グッチ氏は最後に、「遠隔操作であっても、操船者は”そこにいる”状態でなければならない」と述べ、ROC設計における⼈間中心アプローチの重要性を改めて強調しました。
本セッションは、⼈間とAIの協働という自動運航の根幹課題に真摯に向き合うものであり、完全自動化ではなく「⼈を適切に活かす自律化」の方向性を⽰す重要な研究成果でした。
◆5G接続性評価(通信インフラと自動運航の基盤)
ノルウェーの研究機関SINTEF Oceanの研究者であるアンドレアス・ヘルマンセン氏 が、5G通信の産業利⽤、特に海上での自動運航への適⽤可能性について報告しました。
研究の背景として、IMOが今後発⾏予定の非強制MASSコードにおいて複数の独⽴した通信手段の組み合わせが重要になる、との⾒方が⽰されました。5Gネットワークがこの要件を満たし得るかを技術的に分析する内容でした。
ヘルマンセン氏は、現在世界で利⽤されている公衆5Gネットワークが、本質的にダウンリンク主体(受信向け)で設計されており、アップリンク(船舶から陸上への⼤量データ送信)を前提としていないことを指摘しました。

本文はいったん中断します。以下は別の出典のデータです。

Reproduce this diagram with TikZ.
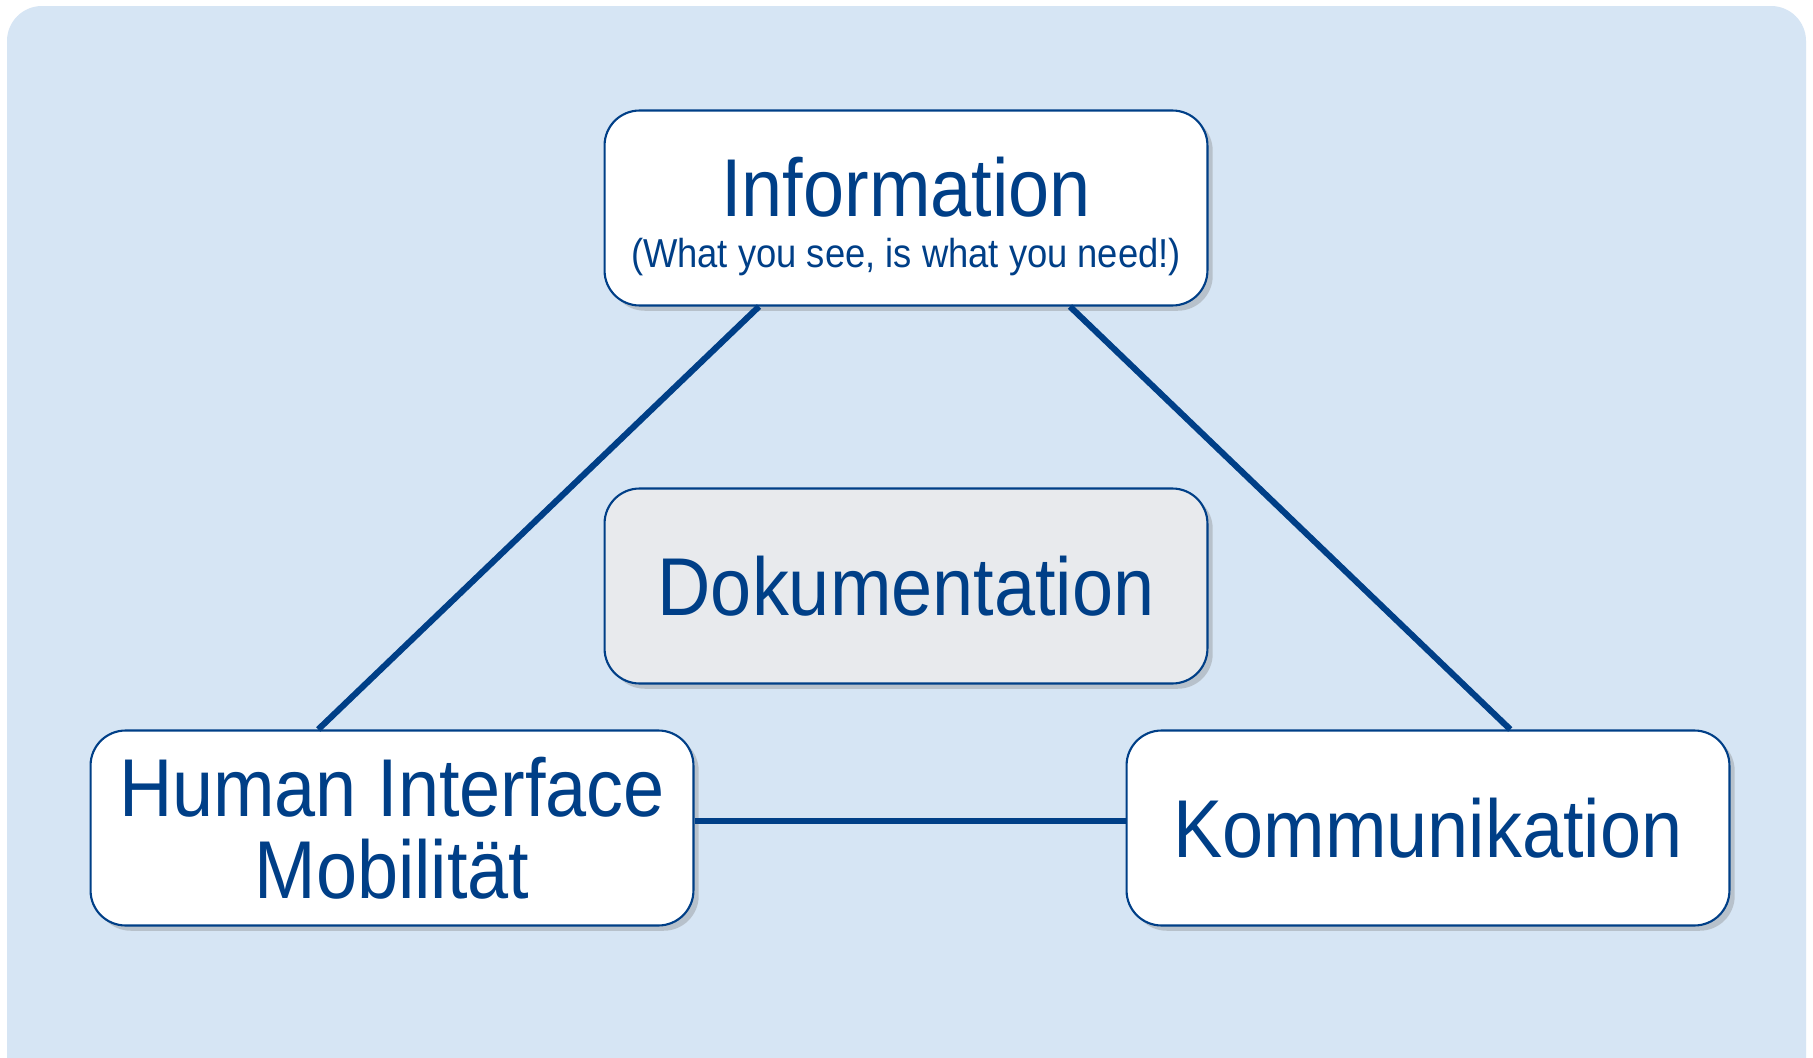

自律船では、複数カメラ映像やレーダー・LiDARデータを遠隔操縦センターへ送信する必要があり、⾼いアップリンク容量が求められます。この点が、一般的な消費者向け通信とは⼤きく異なるとのことです。
ノルウェー国内を対象とした調査では、5Gは以下の2つの周波数帯を中心に展開されています。
• 700MHz帯︓広域カバレッジだが、容量が⼩さい
• 3.6GHz帯︓⾼容量だが、基地局のカバー範囲が⼩さい
都市部では⾼速通信が期待できる一方、⼈⼝密度の低い沿岸部ではカバー率が著しく低下します。ノルウェー全⼟の⾯積ベースでは、⾼容量5Gがカバーするのはわずか3%程度とのことです。
さらに、基地局と端末(船舶側)の送受信電⼒の非対称性が課題として指摘されました。アップリンクの通信可能範囲はダウンリンクより⼤幅に狭くなります。これは陸からの通信は届いても、船からのデータが届かないという状況が⽣じ得ることを意味し、自動運航における通信信頼性を⼤きく左右する要素とされています。
加えて、周囲に多数の利⽤者が存在する場合、通信資源が分散され、映像伝送などの帯域需要が逼迫することも懸念材料として挙げられました。
こうした分析を踏まえて、ヘルマンセン氏は以下の対策が必須になるとの⾒解を⽰しました。
• 契約による優先帯域の確保
• 補完的な通信手段の組み合わせ(衛星通信、ローカル5G、専⽤基地局など)
また、将来的には「アップリンク主体の産業⽤途向け周波数帯」が必要になる可能性にも⾔及し、政策的な議論が求められると述べました。
本セッションで、海上通信が自動運航実現の基盤技術である一方で、現在の公衆5Gネットワークをそのまま使⽤するには課題が多く、自律船運航を⽀える通信インフラの設計には、電波特性、カバレッジ、帯域、デバイス性能といった多角的視点が必要であることが確認できました。
◆まとめ
筆者が聴講したセッションを中心に、自動運航に関する議論状況を確認しました。
確かに技術⾯では着実な進展が認められます。一方で、制度整備、運⽤設計、⼈材育成などの分野では検討が継続中であり、自動運航が技術と規制の双方で過渡期にあることが確認できました。
特に印象的であったのは、完全自動化を将来の目標としながらも、現段階では「⼈間との協働(Human-AI Teaming)」が強調されている点です。遠隔操縦センターの設計、HMI(Human Machine Interface)改善、操船者の認知負荷に関する研究など、多くの発表が、⼈間の判断⼒と AI の計算能⼒を組み合わせる協働モデルを前提としていました。これは、自動運航の安全性と信頼性を確保する上で、⼈間が引き続き重要な役割を果たすことを⽰していると思われます。
ICMASS 参加を通じ⾒えたのは、技術の⾼度化と⼈間中心の運⽤設計が並⾏して進む当⾯の未来像です。更に商⽤化に向けては、以下の多方⾯の取り組みが求められるものとの指摘がありました。
• 実証データに基づく評価
• 通信・データ基盤の標準化
• AIの透明性確保
• ⼈材育成
自動運航技術の現状と課題、完全自動化と⼈との協働をいかに両⽴させるかについての考察に触れる機会を得ることができました。
次回ICMASSは2026年4月22〜23日、シンガポールで開催されることが案内されました。